By Keisha B. Ta-asan, Reporter
THE BANGKO SENTRAL ng Pilipinas (BSP) has created a new overnight rate (ON) as reference rate amid the phaseout of the London Interbank Offered Rate (LIBOR), which will expire on June 30, its chief said on Wednesday.
In a chat with reporters, BSP Governor Felipe M. Medalla said the central bank is targeting to have a credible yield curve as an overnight rate by January 2024.
In the meantime, the new reference rate will be based on the 28-day BSP bill rate for six months.
“The market agreed with the proposal of the BSP that creates an overnight rate, which can be used as reference for various transactions,” Mr. Medalla said.
“This ON rate will be generated by translating the 28-day BSP bill rate to its ON equivalent. This new ON reference will be effective on or before June 30, 2023, thus addressing the global deadline on the cessation of LIBOR,” he said.
The United Kingdom’s Financial Conduct Authority and the International Exchange Benchmark Administration, the administrator of LIBOR, earlier said it would stop publishing rates for overnight, one-month, three-month, six-month and 12-month tenors by June 30.
Some LIBOR rates also stopped being published after Dec. 31, 2021.
LIBOR is being phased out as a reference rate after it was manipulated before and during the 2008 financial crisis.
According to Mr. Medalla, the BSP discussed with market participants the urgency of having a credible yield curve.
“Since macro-financial decisions are based on these benchmark risk prices, having a credible yield curve is in everyone’s best interest,” he said.
“From the BSP’s standpoint, we believe that a credible yield curve must arise from active trading of marketable securities, provide yields for various tenors, make these yields usable to all parties, and can be replicated as needed,” he added.
In the Philippines, the LIBOR is still used for some fixed-income securities available in the market, as well as for interest rate and cross-currency swaps.
The Philippine Interbank Reference Rate (PHIREF), which is used for interest rate swaps, cross-currency swaps and some peso corporate loans, is also computed using dollar LIBOR.
“Making changes to the current benchmark or introducing a new yield curve will require time and the full cooperation of all the stakeholders,” Mr.
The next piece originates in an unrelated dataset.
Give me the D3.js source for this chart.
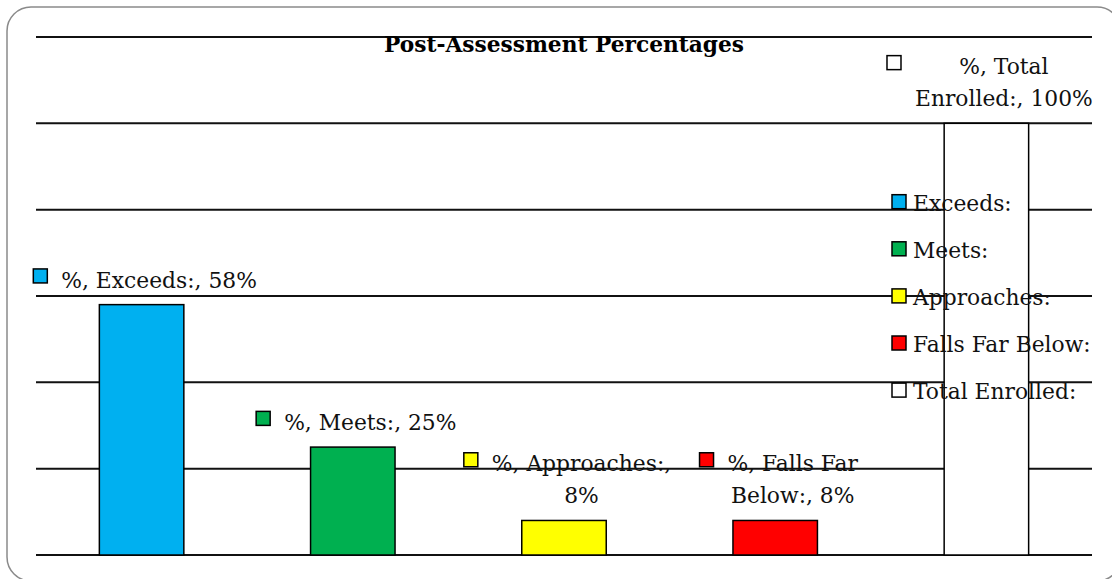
<!DOCTYPE html>
<html lang="en">
<head>
    <meta charset="UTF-8">
    <title>Post-Assessment Percentages</title>
    <script src="https://d3js.org/d3.v7.min.js"></script>
    <style>
        body { margin: 0; background: #fff; overflow: hidden; }
        svg { display: block; font-family: 'DejaVu Serif', serif; }
    </style>
</head>
<body>
    <svg width="1112" height="579"></svg>

    <script>
        // chart data
        const categories = ["Exceeds:", "Meets:", "Approaches:", "Falls Far Below:", "Total Enrolled:"];
        const values = [58, 25, 8, 8, 100];
        const colors = ["#00B0F0", "#00B050", "#FFFF00", "#FF0000", "#FFFFFF"];
        const labelLines = [
            ["%, Exceeds:, 58%"],
            ["%, Meets:, 25%"],
            ["%, Approaches:,", "8%"],
            ["%, Falls Far", "Below:, 8%"],
            ["%, Total", "Enrolled:, 100%"]
        ];
        const yTicks = [0, 20, 40, 60, 80, 100, 120];

        const width = 1112, height = 579;
        const margin = { left: 36, right: 20, top: 37, bottom: 24 };
        const svg = d3.select("svg");

        // outer rounded border (runs off the right/bottom edge)
        svg.append("rect")
            .attr("x", 7).attr("y", 7)
            .attr("width", 1114).attr("height", 574)
            .attr("rx", 24).attr("ry", 24)
            .attr("fill", "#fff")
            .attr("stroke", "#8a8a8a")
            .attr("stroke-width", 1.5);

        const x = d3.scaleBand()
            .domain(categories)
            .range([margin.left, width - margin.right])
            .paddingInner(0.6)
            .paddingOuter(0.3);

        const y = d3.scaleLinear()
            .domain([0, 120])
            .range([height - margin.bottom, margin.top]);

        // gridlines
        svg.append("g")
            .selectAll("line")
            .data(yTicks)
            .join("line")
            .attr("x1", margin.left)
            .attr("x2", width - margin.right)
            .attr("y1", d => y(d))
            .attr("y2", d => y(d))
            .attr("stroke", "#111")
            .attr("stroke-width", 2);

        // title
        svg.append("text")
            .attr("x", (margin.left + width - margin.right) / 2)
            .attr("y", 52)
            .attr("text-anchor", "middle")
            .attr("font-weight", "bold")
            .attr("font-size", 21.7)
            .text("Post-Assessment Percentages");

        // bars
        svg.append("g")
            .selectAll("rect")
            .data(categories)
            .join("rect")
            .attr("x", d => x(d))
            .attr("y", (d, i) => y(values[i]))
            .attr("width", x.bandwidth())
            .attr("height", (d, i) => y(0) - y(values[i]))
            .attr("fill", (d, i) => colors[i])
            .attr("stroke", "#000")
            .attr("stroke-width", 1.5);

        // data labels: marker square + centred text block
        const fontSize = 21.8, lineH = 32, box = 14, gap = 14;
        categories.forEach((c, i) => {
            const g = svg.append("g");
            const lines = labelLines[i];
            const lastBase = y(values[i]) - 17;
            const firstBase = lastBase - (lines.length - 1) * lineH;

            const texts = g.selectAll("text")
                .data(lines)
                .join("text")
                .attr("font-size", fontSize)
                .attr("text-anchor", "middle")
                .attr("y", (d, j) => firstBase + j * lineH)
                .attr("fill", "#111")
                .text(d => d);

            let blockW = 0;
            texts.each(function() { blockW = Math.max(blockW, this.getComputedTextLength()); });
            const total = box + gap + blockW;
            const cx = x(c) + x.bandwidth() / 2 + 3.5;
            const left = cx - total / 2;
            texts.attr("x", left + box + gap + blockW / 2);

            g.append("rect")
                .attr("x", left)
                .attr("y", firstBase - 11.7 - box / 2)
                .attr("width", box).attr("height", box)
                .attr("fill", colors[i])
                .attr("stroke", "#000")
                .attr("stroke-width", 1.5);
        });

        // legend
        const legend = svg.append("g");
        categories.forEach((c, i) => {
            const cy = 201.7 + i * 47.1;
            legend.append("rect")
                .attr("x", 892).attr("y", cy - box / 2)
                .attr("width", box).attr("height", box)
                .attr("fill", colors[i])
                .attr("stroke", "#000")
                .attr("stroke-width", 1.5);
            legend.append("text")
                .attr("x", 913).attr("y", cy + 9)
                .attr("font-size", fontSize)
                .attr("fill", "#111")
                .text(c);
        });
    </script>
</body>
</html>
Medalla said.
“While there are several tasks that need to be undertaken, it was agreed at the end of the town hall discussion that the start of January 2024 will be our ‘fighting target’ to have a credible yield curve in place,” he added.
In 2020, the central bank issued BSP Memorandum No. M-2020-083, which required financial institutions to report their LIBOR-related exposures.
The central bank wanted proper identification of exposures to ensure that the cessation of LIBOR does not disrupt banks’operations.
Rizal Commercial Banking Corp. Chief Economist Michael L. Ricafort said the new measure from the central bank would result in a more credible yield curve.
“The ideal is to have a more dynamic overnight (one-day) interest rate that moves real-time or everyday as against the key overnight BSP rate static at 6.25%,” Mr. Ricafort said, adding that this is also appropriate amid the phaseout of LIBOR to cure defects.
The current benchmark interest rate stands at 6.25% after the Monetary Board hiked borrowing costs by 425 basis points from May last year to March 2023.
The Monetary Board only meets about every six weeks to discuss the country’s policy settings.
Mr. Ricafort said the move would create “a more credible benchmark in the market on the real cost of funds based on market forces on a daily basis,” which he said would result in “a more credible yield curve.”
He added that the new reference rate would be similar to “formalizing the interbank call loan rate with spreads based on the key BSP overnight rates for many years or decades.”
The interbank call loan rate is the interest charged on short-term loans made between financial institutions. It may also refer to the foreign exchange rates paid by banks when they trade currencies with other lenders.